Complete vs Complementary Protein
Q: Would you please tell me what the difference is between complete and complementary proteins.
-- Angie
Proteins are the basic building blocks for all living cells. They are made up from chains of smaller compounds called amino acids. There are 20 amino acids that are important to human health. Of these, your body is able to manufacture most itself from carbohydrates, fats and other amino acids. That leaves nine amino acids that you need to get from your diet, called the Essential Amino Acids.
Meats and eggs contain all nine of the essential amino acids, and in about the right combinations for use in the human body, and so are called Complete Proteins. Other protein sources, such as beans, grains and nuts, do not contain all nine essential amino acids, or contain them in quantities that are not in the same proportions as needed, so they are called Incomplete Proteins.
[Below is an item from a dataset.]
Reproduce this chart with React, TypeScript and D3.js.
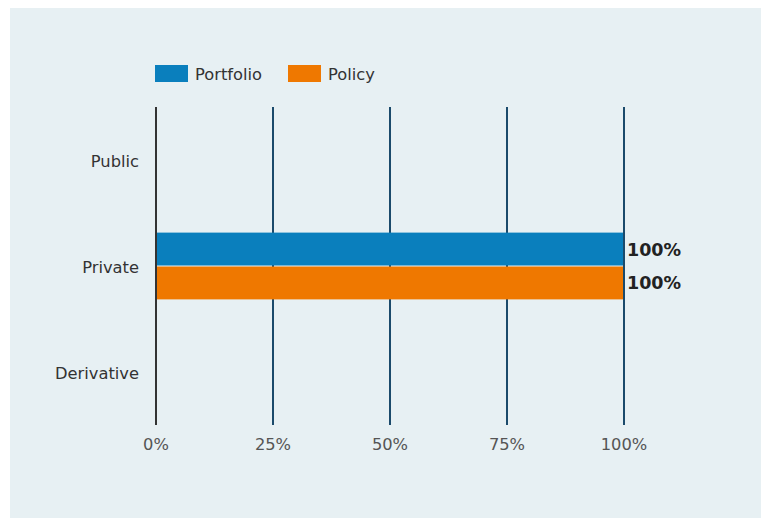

In her book Diet for a Small Planet, originally published in 1971, Frances Moore Lappé popularized the idea of Complementary Proteins. The concept was that, because the body doesn't store amino acids like it does fat, for example, non-meat eaters would need to take care to get all of their essential amino acids together in the same meal in order to have a healthy diet. Lappé, as have others since, suggested that traditional diets showed the way in which diets with complementary proteins might be built. Mixing rice or corn with beans, or pita with hummus were given as examples of naturally evolved diets where this was the case.
Think of it as being sort of like building a house. It doesn't do you much good to get a shipment of bricks if you don't also get a shipment of mortar cement, a shipment of sand, a shipment of reinforcing bar, and so on. Not all of them will be the same weight or volume, but in the right proportions, and put together at the same time, they can be used to build the house.
Nowadays, however, the thinking is that this approach is overly strict. While there is no evidence that your body can store amino acids, there is always a certain amount floating around in the body at any given time. For most people with a reasonably balanced and varied diet, complementarity works itself out, provided that the essential amino acids all show up in the diet and are eaten within a day or so of each other.
Complementary proteins are usually only an issue for people on highly restrictive diets or with special health needs. If you are thinking of going on a diet, always check with your health care professional first.